**What is being asked:**
A single number is the answer here: how many lines of the entries contain "chart"?

**Information given:**
"""

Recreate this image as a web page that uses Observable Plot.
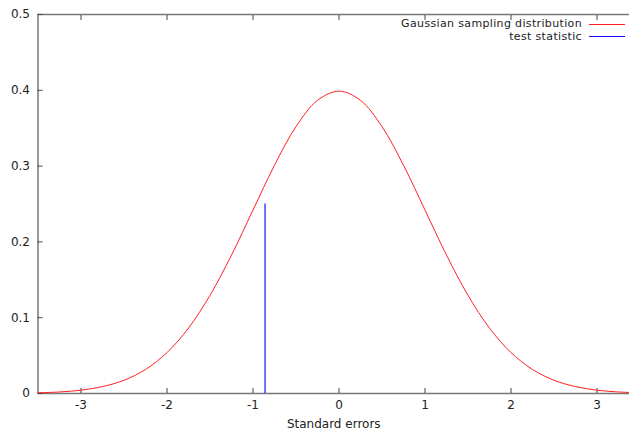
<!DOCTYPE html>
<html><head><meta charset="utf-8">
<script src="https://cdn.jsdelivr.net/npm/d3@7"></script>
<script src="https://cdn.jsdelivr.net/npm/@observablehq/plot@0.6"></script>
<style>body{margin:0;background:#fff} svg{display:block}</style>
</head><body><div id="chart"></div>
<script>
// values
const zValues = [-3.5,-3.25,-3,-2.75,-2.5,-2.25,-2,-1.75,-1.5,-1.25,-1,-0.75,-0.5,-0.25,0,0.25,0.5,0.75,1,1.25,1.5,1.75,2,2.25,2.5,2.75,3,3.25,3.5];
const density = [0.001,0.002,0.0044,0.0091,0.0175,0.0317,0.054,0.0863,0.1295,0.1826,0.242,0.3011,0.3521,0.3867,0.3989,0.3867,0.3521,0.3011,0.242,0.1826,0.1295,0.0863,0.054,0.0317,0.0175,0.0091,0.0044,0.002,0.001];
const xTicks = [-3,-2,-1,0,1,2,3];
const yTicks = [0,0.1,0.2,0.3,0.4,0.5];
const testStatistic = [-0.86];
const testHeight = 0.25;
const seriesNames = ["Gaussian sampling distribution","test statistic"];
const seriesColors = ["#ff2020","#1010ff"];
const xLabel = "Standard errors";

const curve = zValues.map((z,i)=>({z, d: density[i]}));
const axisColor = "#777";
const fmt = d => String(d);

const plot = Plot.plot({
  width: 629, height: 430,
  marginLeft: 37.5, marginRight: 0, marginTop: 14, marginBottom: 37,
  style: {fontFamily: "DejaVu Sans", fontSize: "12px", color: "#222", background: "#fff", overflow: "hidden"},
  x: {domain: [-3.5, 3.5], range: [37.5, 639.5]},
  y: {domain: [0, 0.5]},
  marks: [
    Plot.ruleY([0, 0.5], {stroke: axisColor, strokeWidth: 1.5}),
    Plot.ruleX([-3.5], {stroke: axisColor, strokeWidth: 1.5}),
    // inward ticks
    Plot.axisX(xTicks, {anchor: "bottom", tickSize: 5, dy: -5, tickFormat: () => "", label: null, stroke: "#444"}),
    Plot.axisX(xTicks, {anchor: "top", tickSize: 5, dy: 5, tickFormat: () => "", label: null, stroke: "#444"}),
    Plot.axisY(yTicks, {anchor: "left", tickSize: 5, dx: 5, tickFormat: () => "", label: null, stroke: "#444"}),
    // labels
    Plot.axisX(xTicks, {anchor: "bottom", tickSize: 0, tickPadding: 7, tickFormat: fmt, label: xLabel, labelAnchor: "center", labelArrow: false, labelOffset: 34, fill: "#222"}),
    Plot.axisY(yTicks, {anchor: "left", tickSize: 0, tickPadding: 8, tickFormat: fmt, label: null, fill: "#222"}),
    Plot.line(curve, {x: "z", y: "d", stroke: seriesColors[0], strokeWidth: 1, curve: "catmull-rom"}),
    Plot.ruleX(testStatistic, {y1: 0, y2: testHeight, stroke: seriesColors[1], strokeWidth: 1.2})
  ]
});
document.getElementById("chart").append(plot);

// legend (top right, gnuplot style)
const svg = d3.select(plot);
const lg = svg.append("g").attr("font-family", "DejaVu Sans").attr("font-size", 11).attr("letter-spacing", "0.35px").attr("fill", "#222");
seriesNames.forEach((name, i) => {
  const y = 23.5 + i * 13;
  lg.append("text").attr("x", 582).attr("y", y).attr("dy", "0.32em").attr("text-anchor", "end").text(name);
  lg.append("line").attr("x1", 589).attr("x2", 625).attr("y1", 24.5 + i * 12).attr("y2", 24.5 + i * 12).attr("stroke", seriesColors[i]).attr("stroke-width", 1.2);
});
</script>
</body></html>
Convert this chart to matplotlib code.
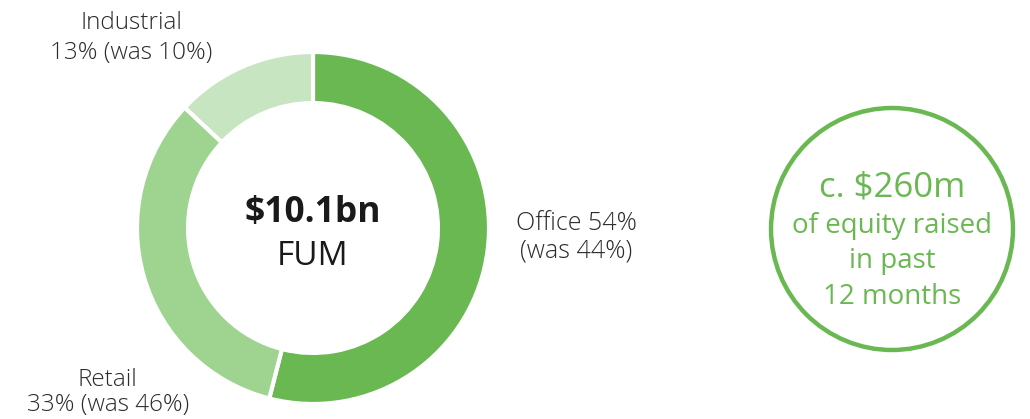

"""

**Output for this exercise:**
3